The investment is part of roughly $17 million of the one-time federal funding to support qualified members of the early childhood workforce. It is part of the extension of the Canada-Saskatchewan Early Learning and Child Care Agreement.
According to a statement released Wednesday, this is part of the Government of Canada’s commitment to building Canada-wide early learning and child care system in partnership with provincial, territorial and indigenous partners. This includes a federal investment of roughly $1.1 billion in child care in Saskatchewan.
Saskatchewan education minister Dustin Duncan says the province is thankful for the hard work ECEs do daily.

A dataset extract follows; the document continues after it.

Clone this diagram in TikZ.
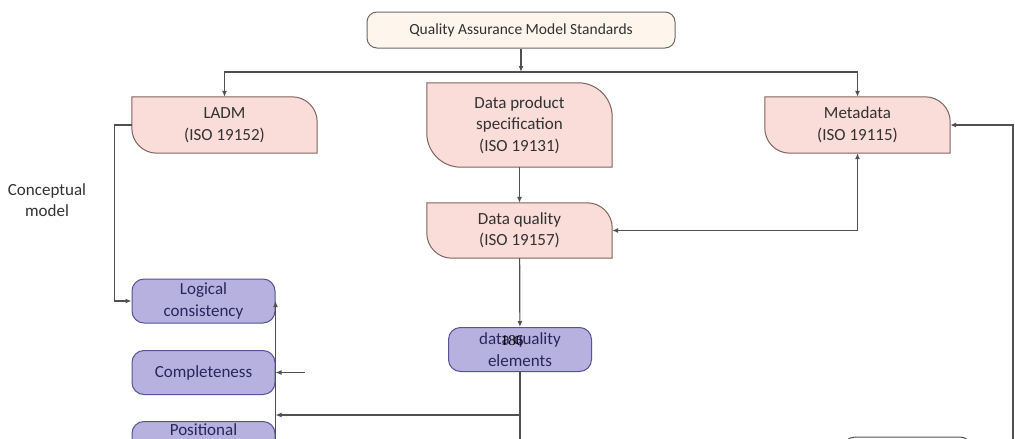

“This investment will recognize that hard work while creating an incentive for people to consider becoming ECEs themselves,” said Duncan.
Canada’s Minister of Families, Children and Social Development Karina Gould says by building a stronger workforce in the province, more children will have access to high-quality early learning and the best start to life.
“Child care is not a luxury, it’s a necessity.”
The wage increase is retroactive to July 1, 2021, with centres expected to have access to the funds for distribution by December. The increased amount will vary according to each ECE certification level with $1, $2, and $3 per hour for its corresponding levels of 1, 2 and 3.
The Ministry of Education is in the process of gathering information in order to calculate the wage increases, the release says.
Saskatchewan Early Childhood association executive director Georgia Lavallee says this announcement will help support all ECEs and the crucial impact they have on a child’s development and future.
“A wage increase for ECEs is an exciting step for the Early Learning and Child Care sector in Saskatchewan,” Lavallee said in a press release. “High-quality early learning and child care is dependant on ECEs and higher wages will aid in retaining and educating ECEs in our province.”
The government of Saskatchewan is committed to developing a wage grid for all ECEs in Saskatchewan. The one-time increase is a step towards implementation by the end of 2022-23.
The release said all remaining funds will go towards ECE training and career development in areas such as diploma and certificate training, supporting adult learners and high school students for making childhood education a career, and bursaries for individuals enrolled in full-time, in-person ECE programs.
Meanwhile, the Government of Canada says by the end of 2022, they aim to drop the fees for early childhood learning by 50 per cent, making it more affordable for all families. Furthermore, their goal is to bring regulated child care fees down to $10 per day on average within five years.